[Part of a data file]
-------

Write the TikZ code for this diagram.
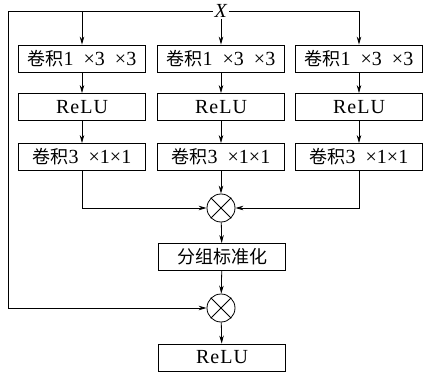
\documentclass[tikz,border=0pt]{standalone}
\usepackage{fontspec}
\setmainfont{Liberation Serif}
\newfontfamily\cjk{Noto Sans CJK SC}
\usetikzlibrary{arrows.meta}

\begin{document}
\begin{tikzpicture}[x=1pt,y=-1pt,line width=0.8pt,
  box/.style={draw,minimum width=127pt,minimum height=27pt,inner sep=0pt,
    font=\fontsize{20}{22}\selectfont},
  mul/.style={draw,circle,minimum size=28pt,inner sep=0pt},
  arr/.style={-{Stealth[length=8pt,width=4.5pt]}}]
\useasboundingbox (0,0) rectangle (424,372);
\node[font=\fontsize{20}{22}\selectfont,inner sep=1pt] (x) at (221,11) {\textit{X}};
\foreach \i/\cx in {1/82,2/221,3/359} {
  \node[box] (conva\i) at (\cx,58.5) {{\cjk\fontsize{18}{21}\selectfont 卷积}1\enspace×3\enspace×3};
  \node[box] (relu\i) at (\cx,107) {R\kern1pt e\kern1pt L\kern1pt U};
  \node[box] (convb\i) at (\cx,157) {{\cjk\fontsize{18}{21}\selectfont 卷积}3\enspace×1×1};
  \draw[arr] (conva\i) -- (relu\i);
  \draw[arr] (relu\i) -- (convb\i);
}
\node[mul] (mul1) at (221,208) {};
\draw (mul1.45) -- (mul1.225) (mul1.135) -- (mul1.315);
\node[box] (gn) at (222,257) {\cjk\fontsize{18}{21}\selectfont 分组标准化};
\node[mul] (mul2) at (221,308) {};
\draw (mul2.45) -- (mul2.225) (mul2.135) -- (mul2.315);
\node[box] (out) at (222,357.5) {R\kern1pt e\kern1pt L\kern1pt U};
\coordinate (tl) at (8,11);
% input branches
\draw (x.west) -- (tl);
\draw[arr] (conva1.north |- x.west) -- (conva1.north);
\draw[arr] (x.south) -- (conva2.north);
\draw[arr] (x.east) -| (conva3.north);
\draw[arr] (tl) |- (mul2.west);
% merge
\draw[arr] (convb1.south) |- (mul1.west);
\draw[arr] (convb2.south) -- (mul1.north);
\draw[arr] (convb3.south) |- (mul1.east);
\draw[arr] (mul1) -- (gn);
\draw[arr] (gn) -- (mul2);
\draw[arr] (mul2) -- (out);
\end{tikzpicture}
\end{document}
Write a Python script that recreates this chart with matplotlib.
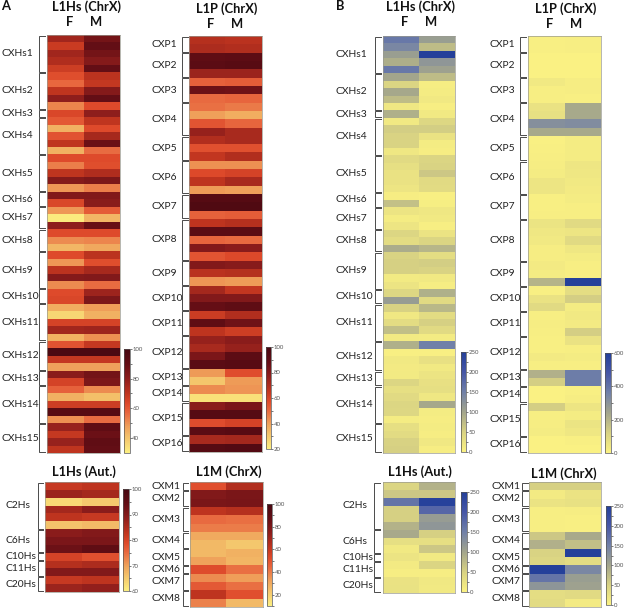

-------

What the task requires: Quote every entry exactly, with the pictures omitted.

Answer to this task:
Write the TikZ code for this diagram.
\documentclass[tikz,border=0pt]{standalone}
\usepackage{fontspec}
\setmainfont{Liberation Serif}
\newfontfamily\cjk{Noto Sans CJK SC}
\usetikzlibrary{arrows.meta}

\begin{document}
\begin{tikzpicture}[x=1pt,y=-1pt,line width=0.8pt,
  box/.style={draw,minimum width=127pt,minimum height=27pt,inner sep=0pt,
    font=\fontsize{20}{22}\selectfont},
  mul/.style={draw,circle,minimum size=28pt,inner sep=0pt},
  arr/.style={-{Stealth[length=8pt,width=4.5pt]}}]
\useasboundingbox (0,0) rectangle (424,372);
\node[font=\fontsize{20}{22}\selectfont,inner sep=1pt] (x) at (221,11) {\textit{X}};
\foreach \i/\cx in {1/82,2/221,3/359} {
  \node[box] (conva\i) at (\cx,58.5) {{\cjk\fontsize{18}{21}\selectfont 卷积}1\enspace×3\enspace×3};
  \node[box] (relu\i) at (\cx,107) {R\kern1pt e\kern1pt L\kern1pt U};
  \node[box] (convb\i) at (\cx,157) {{\cjk\fontsize{18}{21}\selectfont 卷积}3\enspace×1×1};
  \draw[arr] (conva\i) -- (relu\i);
  \draw[arr] (relu\i) -- (convb\i);
}
\node[mul] (mul1) at (221,208) {};
\draw (mul1.45) -- (mul1.225) (mul1.135) -- (mul1.315);
\node[box] (gn) at (222,257) {\cjk\fontsize{18}{21}\selectfont 分组标准化};
\node[mul] (mul2) at (221,308) {};
\draw (mul2.45) -- (mul2.225) (mul2.135) -- (mul2.315);
\node[box] (out) at (222,357.5) {R\kern1pt e\kern1pt L\kern1pt U};
\coordinate (tl) at (8,11);
% input branches
\draw (x.west) -- (tl);
\draw[arr] (conva1.north |- x.west) -- (conva1.north);
\draw[arr] (x.south) -- (conva2.north);
\draw[arr] (x.east) -| (conva3.north);
\draw[arr] (tl) |- (mul2.west);
% merge
\draw[arr] (convb1.south) |- (mul1.west);
\draw[arr] (convb2.south) -- (mul1.north);
\draw[arr] (convb3.south) |- (mul1.east);
\draw[arr] (mul1) -- (gn);
\draw[arr] (gn) -- (mul2);
\draw[arr] (mul2) -- (out);
\end{tikzpicture}
\end{document}
Write a Python script that recreates this chart with matplotlib.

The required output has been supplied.